→ WHAT IS REQUIRED
Collect all the lines that mention the word "Give".

-- -- --

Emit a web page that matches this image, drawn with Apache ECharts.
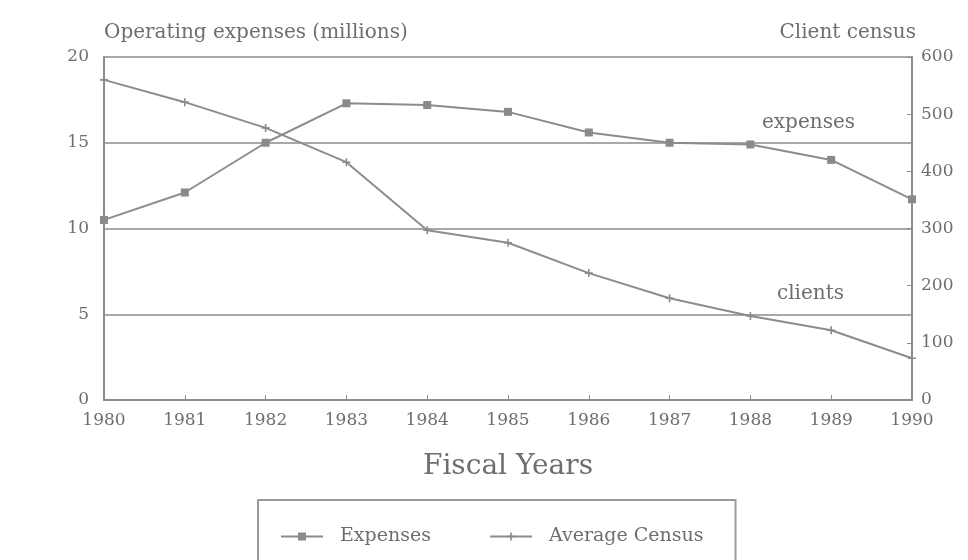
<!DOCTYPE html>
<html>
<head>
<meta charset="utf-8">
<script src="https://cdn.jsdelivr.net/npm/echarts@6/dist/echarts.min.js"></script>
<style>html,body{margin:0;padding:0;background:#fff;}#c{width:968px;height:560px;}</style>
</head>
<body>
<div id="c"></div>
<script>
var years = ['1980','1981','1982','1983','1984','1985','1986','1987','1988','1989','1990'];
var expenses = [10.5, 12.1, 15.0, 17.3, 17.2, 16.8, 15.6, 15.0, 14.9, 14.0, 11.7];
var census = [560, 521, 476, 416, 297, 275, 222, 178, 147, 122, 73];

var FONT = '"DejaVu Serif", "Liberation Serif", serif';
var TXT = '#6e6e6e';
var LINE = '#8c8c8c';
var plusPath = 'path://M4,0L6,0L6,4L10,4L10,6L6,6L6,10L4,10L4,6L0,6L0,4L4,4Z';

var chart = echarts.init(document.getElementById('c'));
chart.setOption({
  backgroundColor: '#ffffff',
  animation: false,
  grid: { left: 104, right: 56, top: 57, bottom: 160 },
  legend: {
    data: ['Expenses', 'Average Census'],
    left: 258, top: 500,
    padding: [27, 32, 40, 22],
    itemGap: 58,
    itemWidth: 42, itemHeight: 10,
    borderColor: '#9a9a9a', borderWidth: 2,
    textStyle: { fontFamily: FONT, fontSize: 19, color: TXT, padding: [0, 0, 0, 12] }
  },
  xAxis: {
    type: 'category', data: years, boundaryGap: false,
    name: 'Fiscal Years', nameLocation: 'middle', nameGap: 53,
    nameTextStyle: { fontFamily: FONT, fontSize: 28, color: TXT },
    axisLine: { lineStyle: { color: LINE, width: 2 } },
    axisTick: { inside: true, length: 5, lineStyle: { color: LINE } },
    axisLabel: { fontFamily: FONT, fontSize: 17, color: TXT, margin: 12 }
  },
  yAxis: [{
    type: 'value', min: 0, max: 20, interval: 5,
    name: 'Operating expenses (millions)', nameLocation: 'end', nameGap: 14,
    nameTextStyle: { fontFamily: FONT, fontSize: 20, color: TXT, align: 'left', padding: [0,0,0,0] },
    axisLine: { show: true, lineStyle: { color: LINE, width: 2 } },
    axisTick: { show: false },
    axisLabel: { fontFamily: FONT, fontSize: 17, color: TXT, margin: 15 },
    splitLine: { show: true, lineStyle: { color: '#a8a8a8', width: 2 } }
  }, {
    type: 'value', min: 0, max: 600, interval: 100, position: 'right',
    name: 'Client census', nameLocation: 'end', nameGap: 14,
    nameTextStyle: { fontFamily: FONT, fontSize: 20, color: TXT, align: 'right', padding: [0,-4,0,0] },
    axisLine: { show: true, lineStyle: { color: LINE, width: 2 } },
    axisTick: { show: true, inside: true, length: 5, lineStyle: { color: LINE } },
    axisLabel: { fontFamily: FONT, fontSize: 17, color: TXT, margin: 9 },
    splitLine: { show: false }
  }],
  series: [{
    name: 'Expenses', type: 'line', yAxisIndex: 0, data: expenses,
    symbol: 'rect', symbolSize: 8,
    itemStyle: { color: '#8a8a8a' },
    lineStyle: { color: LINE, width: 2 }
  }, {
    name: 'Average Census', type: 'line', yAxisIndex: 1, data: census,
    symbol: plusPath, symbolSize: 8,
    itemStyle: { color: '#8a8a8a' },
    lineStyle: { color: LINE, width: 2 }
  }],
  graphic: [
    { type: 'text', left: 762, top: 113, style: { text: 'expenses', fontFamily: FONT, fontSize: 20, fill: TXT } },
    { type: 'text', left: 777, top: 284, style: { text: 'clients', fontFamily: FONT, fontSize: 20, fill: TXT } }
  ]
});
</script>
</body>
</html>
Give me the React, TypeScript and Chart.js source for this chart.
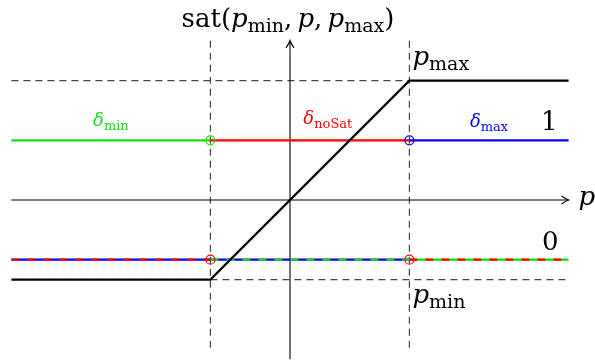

-- -- --

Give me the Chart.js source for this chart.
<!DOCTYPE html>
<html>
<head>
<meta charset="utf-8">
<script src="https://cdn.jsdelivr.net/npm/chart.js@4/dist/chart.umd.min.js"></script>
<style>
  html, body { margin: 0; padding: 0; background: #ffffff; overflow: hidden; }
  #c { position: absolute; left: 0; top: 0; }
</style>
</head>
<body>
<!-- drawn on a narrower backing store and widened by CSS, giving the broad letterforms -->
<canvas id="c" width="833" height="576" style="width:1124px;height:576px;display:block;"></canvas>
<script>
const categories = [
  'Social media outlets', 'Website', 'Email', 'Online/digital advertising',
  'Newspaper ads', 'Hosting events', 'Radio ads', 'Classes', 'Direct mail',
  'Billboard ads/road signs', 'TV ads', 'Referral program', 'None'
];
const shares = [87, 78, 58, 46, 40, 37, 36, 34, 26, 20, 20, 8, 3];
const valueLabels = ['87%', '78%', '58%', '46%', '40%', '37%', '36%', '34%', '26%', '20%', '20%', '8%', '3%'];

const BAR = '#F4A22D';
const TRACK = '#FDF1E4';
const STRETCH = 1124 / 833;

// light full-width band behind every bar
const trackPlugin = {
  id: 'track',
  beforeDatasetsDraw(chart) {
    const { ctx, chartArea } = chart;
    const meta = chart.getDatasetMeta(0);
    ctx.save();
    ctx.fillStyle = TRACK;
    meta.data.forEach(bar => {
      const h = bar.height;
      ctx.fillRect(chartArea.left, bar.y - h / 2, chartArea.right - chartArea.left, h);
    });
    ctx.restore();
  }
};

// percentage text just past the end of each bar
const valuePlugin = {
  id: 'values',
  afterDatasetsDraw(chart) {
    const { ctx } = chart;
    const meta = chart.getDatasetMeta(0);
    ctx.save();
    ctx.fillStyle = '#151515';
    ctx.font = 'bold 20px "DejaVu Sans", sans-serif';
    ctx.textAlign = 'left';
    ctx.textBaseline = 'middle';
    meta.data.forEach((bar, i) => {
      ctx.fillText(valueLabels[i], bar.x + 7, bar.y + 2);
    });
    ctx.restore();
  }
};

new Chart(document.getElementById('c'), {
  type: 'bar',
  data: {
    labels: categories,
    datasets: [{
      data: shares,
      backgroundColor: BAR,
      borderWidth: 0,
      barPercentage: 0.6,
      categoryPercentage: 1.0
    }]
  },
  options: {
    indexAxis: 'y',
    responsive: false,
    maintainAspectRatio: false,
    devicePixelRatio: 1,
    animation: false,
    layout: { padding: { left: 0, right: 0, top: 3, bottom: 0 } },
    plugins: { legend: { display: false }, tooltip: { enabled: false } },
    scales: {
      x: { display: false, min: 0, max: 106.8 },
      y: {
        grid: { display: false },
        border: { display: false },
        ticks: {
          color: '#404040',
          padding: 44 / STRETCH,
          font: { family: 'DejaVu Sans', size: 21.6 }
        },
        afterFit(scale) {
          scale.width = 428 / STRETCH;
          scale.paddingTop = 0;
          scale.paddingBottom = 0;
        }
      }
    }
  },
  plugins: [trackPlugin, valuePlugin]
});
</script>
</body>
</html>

-- -- --

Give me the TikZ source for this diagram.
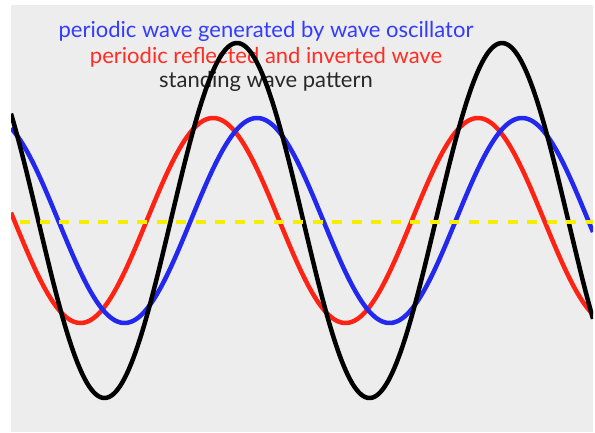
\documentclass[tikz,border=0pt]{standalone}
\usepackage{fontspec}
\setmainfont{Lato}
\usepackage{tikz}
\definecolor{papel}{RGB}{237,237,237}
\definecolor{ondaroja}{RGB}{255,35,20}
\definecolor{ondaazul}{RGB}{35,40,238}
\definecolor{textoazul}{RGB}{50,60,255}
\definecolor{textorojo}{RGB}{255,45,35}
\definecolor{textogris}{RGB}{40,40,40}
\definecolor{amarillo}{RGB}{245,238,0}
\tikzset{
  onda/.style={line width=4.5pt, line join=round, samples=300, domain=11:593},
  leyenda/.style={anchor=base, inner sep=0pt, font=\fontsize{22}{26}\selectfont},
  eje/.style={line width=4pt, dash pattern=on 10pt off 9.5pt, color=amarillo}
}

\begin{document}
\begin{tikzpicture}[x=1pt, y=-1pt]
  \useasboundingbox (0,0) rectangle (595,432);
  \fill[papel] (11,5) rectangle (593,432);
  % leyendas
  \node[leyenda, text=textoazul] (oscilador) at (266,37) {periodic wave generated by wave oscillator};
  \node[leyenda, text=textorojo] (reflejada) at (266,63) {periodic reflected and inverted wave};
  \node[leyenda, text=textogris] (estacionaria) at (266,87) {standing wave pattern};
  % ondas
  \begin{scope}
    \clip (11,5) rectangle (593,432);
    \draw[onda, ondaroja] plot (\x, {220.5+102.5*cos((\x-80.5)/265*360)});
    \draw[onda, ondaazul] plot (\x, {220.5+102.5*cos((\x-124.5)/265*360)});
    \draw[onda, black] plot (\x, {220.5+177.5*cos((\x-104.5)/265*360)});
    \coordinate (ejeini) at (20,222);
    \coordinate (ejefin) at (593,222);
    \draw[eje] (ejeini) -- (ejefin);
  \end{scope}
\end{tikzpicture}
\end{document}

-- -- --

→ THE OUTPUT
Give me the React, TypeScript and Chart.js source for this chart.
Give me the Chart.js source for this chart.
Give me the TikZ source for this diagram.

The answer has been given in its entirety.